The exercise ▸
Repeat verbatim only the lines from the one with "Clone this chart in seaborn and matplotlib." through the one with "from mpl_toolkits.mplot3d.art3d import", both ends kept. Pictures stay out.

Records with drawing code:
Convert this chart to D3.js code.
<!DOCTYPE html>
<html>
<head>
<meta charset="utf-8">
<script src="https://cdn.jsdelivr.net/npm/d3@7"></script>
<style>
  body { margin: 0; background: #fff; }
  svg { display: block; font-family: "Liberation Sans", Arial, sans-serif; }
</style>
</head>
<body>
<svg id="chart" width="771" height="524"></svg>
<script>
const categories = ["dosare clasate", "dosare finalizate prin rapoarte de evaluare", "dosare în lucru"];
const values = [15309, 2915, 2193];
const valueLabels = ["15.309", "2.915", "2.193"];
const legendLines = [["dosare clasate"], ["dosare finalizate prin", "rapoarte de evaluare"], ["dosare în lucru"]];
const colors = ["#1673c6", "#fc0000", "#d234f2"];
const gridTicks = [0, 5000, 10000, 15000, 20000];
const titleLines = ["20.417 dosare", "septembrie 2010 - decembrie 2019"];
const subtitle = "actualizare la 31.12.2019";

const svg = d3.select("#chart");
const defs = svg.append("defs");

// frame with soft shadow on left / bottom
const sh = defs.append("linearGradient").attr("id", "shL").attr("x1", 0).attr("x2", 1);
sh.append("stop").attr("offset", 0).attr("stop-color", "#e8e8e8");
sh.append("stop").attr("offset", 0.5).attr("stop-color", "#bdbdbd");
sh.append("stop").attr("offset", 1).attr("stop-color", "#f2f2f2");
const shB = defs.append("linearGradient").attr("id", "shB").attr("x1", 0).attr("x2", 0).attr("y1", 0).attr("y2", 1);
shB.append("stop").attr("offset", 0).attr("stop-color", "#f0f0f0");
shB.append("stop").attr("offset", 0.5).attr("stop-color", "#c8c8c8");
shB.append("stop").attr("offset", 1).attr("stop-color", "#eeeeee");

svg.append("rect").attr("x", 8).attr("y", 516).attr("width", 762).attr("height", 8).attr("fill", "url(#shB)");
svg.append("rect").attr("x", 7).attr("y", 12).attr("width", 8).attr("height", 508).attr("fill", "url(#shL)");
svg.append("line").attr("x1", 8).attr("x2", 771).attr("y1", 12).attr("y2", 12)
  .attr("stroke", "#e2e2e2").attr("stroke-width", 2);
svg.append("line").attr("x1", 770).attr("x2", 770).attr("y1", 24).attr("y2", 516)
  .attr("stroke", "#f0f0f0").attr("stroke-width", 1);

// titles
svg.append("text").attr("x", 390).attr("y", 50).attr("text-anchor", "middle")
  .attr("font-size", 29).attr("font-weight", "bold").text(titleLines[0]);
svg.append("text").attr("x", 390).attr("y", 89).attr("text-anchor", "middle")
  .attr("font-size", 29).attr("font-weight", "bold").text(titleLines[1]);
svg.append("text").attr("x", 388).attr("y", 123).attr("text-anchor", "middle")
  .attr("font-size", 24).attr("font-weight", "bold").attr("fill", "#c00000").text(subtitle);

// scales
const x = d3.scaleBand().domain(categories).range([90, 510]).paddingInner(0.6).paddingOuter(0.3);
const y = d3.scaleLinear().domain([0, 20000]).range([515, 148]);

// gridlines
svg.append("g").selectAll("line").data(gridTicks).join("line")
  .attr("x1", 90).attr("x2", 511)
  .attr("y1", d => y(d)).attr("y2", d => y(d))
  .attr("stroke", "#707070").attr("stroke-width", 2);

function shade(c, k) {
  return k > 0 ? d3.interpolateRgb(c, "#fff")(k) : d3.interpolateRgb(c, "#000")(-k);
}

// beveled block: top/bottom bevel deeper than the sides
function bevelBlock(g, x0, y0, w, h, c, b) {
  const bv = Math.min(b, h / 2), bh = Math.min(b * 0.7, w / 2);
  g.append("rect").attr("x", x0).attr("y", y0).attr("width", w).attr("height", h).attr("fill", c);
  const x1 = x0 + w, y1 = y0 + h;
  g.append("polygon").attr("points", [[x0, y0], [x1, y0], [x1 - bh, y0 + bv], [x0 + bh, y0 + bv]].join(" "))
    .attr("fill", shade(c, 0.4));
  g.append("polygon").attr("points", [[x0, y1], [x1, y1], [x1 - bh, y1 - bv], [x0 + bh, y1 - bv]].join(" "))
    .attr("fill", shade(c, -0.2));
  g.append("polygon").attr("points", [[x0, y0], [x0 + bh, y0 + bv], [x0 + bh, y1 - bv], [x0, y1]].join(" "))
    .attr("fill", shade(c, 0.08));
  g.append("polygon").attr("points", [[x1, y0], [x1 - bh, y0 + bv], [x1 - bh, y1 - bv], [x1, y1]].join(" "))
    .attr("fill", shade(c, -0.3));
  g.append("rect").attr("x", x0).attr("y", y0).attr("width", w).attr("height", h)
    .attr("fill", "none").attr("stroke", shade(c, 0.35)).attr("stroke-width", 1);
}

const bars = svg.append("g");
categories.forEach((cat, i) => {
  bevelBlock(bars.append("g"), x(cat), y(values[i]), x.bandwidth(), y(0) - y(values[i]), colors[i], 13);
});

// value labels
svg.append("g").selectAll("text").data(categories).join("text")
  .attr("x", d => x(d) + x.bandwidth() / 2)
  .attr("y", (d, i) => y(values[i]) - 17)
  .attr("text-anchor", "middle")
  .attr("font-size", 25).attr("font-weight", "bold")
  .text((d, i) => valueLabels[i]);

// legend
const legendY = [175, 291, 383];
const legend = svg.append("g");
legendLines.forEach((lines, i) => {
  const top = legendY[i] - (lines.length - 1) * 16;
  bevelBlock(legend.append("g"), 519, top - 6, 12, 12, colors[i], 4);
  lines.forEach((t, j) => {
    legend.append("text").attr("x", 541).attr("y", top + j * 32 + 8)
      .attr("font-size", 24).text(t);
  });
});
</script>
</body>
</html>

...

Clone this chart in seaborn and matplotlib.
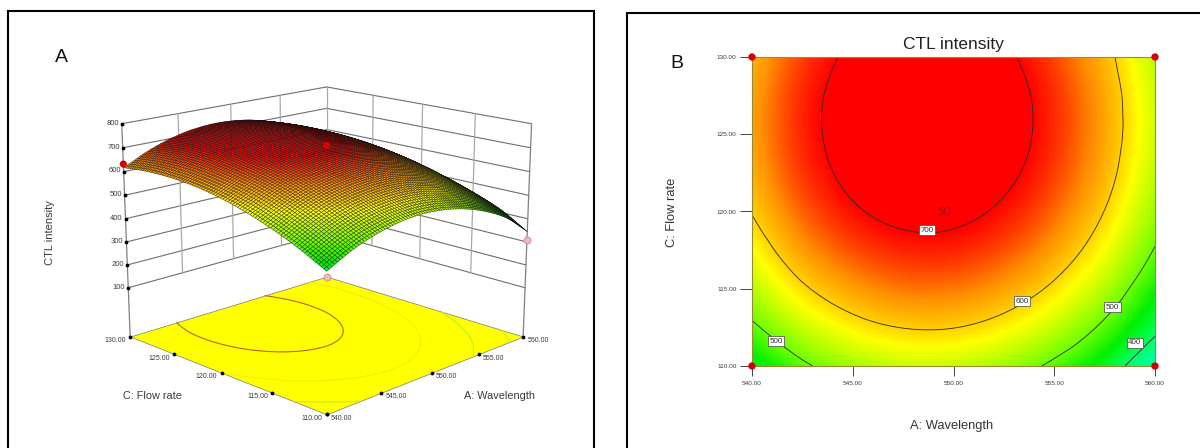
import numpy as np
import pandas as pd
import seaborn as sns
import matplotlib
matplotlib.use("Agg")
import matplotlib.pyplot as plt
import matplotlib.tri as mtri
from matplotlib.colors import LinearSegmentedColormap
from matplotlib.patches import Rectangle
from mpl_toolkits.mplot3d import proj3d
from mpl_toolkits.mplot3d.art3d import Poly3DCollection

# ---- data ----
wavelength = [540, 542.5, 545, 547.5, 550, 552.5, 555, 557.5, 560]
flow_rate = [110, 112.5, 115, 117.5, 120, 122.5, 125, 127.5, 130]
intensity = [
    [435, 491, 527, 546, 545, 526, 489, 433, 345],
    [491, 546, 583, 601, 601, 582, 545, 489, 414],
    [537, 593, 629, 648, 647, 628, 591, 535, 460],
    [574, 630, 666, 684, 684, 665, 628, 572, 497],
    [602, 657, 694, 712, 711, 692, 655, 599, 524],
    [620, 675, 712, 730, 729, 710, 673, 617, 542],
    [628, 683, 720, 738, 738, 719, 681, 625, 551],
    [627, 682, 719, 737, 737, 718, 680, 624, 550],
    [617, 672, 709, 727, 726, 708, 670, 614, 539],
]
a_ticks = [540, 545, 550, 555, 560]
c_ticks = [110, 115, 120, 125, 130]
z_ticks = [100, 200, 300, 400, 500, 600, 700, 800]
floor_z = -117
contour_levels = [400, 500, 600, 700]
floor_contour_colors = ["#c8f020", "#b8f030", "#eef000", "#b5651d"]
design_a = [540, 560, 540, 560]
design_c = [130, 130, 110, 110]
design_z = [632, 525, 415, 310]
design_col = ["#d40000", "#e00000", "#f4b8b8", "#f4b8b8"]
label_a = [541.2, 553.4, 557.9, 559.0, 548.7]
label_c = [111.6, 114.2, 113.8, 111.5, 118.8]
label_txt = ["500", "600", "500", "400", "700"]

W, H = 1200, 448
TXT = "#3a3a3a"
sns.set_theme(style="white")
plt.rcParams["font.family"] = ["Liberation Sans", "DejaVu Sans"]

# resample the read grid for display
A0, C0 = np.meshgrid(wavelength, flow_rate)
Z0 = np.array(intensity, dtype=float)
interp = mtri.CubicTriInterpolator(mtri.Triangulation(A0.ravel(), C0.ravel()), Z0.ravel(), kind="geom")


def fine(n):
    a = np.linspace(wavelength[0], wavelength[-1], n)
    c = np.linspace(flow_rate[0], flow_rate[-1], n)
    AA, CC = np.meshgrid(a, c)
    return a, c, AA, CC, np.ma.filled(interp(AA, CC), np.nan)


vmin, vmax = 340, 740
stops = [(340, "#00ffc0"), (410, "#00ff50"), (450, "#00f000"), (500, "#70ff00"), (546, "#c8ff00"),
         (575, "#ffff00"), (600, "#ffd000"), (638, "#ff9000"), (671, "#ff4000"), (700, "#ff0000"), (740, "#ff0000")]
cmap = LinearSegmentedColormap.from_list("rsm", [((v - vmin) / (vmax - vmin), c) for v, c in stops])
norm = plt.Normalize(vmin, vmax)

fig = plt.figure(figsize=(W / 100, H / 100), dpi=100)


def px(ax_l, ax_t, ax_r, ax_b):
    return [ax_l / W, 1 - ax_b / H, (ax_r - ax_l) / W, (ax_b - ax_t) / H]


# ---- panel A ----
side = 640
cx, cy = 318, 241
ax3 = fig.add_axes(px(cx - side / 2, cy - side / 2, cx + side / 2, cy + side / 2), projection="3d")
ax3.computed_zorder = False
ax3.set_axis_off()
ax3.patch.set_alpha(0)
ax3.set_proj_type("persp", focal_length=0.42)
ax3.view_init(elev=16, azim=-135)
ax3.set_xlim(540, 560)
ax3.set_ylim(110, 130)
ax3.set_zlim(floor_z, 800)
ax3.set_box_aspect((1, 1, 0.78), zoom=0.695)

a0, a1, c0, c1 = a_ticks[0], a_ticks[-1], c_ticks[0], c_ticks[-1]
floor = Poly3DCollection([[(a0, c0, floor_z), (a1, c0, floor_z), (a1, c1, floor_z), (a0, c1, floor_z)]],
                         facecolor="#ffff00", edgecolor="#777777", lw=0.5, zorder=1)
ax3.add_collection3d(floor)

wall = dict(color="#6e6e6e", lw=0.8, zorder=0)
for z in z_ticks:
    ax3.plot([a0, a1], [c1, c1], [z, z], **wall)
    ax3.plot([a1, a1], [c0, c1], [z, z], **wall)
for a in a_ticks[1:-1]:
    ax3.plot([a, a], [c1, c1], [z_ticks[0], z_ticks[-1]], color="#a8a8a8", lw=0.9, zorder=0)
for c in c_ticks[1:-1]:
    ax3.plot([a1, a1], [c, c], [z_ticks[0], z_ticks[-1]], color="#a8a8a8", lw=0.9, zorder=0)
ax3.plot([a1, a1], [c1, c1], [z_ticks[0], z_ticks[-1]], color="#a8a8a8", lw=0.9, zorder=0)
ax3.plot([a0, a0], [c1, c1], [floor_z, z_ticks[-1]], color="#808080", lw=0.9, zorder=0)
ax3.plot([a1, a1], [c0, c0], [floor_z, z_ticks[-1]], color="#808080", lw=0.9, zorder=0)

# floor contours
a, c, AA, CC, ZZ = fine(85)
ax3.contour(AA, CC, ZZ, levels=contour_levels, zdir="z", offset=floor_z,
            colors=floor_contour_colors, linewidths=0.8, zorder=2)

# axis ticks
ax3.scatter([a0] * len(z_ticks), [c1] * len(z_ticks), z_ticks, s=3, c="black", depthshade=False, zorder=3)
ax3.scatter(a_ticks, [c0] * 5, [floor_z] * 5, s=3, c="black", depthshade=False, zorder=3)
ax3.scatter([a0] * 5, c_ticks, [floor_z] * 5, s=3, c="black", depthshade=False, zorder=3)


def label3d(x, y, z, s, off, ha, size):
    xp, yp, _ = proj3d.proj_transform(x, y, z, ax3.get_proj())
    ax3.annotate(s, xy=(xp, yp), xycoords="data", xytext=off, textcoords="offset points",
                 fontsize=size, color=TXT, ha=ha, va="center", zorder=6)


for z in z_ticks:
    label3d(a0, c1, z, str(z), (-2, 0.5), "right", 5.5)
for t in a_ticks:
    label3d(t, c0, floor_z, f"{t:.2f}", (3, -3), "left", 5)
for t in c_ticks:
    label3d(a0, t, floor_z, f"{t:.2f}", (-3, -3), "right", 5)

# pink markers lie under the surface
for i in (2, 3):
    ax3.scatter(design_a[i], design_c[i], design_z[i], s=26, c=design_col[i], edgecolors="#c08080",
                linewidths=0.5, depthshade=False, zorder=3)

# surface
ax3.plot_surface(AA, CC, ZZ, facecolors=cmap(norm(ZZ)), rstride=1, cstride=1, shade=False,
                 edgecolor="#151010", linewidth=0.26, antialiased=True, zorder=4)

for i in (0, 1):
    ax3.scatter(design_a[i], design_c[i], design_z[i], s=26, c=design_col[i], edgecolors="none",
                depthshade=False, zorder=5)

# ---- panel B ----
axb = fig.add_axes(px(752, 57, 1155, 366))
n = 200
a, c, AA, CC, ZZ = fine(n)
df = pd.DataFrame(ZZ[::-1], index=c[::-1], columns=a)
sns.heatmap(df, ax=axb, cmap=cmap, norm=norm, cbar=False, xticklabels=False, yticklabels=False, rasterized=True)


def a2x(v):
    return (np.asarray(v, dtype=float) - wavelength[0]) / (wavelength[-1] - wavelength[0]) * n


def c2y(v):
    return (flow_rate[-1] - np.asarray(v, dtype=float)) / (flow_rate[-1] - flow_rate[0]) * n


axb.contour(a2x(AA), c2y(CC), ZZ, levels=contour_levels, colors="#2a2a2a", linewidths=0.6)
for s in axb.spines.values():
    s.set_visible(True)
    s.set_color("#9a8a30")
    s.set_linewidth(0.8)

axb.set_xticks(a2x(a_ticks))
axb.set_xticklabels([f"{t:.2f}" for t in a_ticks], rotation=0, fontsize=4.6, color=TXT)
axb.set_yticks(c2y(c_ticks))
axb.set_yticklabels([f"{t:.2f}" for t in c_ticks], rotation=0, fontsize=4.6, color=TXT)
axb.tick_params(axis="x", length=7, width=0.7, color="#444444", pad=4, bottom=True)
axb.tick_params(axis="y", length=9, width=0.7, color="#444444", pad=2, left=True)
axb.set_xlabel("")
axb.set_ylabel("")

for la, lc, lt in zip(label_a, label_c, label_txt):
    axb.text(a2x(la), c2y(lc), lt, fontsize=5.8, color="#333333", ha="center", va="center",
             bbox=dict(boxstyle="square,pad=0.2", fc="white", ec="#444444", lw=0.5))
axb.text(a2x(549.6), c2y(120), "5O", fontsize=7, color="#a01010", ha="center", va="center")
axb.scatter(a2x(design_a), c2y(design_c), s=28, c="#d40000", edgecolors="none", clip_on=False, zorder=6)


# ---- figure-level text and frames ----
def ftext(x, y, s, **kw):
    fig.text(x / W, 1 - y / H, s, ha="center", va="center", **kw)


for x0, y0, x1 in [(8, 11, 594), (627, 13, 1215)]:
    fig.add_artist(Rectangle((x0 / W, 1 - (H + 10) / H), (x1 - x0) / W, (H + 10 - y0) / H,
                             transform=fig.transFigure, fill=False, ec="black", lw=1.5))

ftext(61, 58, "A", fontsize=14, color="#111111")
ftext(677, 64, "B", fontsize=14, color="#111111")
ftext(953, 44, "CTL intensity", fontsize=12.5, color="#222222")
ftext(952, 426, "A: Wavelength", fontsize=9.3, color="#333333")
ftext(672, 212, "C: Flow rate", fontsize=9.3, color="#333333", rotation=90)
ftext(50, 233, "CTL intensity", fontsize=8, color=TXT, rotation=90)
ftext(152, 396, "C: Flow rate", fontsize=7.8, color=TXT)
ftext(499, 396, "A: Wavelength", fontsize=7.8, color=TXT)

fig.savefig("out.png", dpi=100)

Full solution ▸
Clone this chart in seaborn and matplotlib.
import numpy as np
import pandas as pd
import seaborn as sns
import matplotlib
matplotlib.use("Agg")
import matplotlib.pyplot as plt
import matplotlib.tri as mtri
from matplotlib.colors import LinearSegmentedColormap
from matplotlib.patches import Rectangle
from mpl_toolkits.mplot3d import proj3d
from mpl_toolkits.mplot3d.art3d import Poly3DCollection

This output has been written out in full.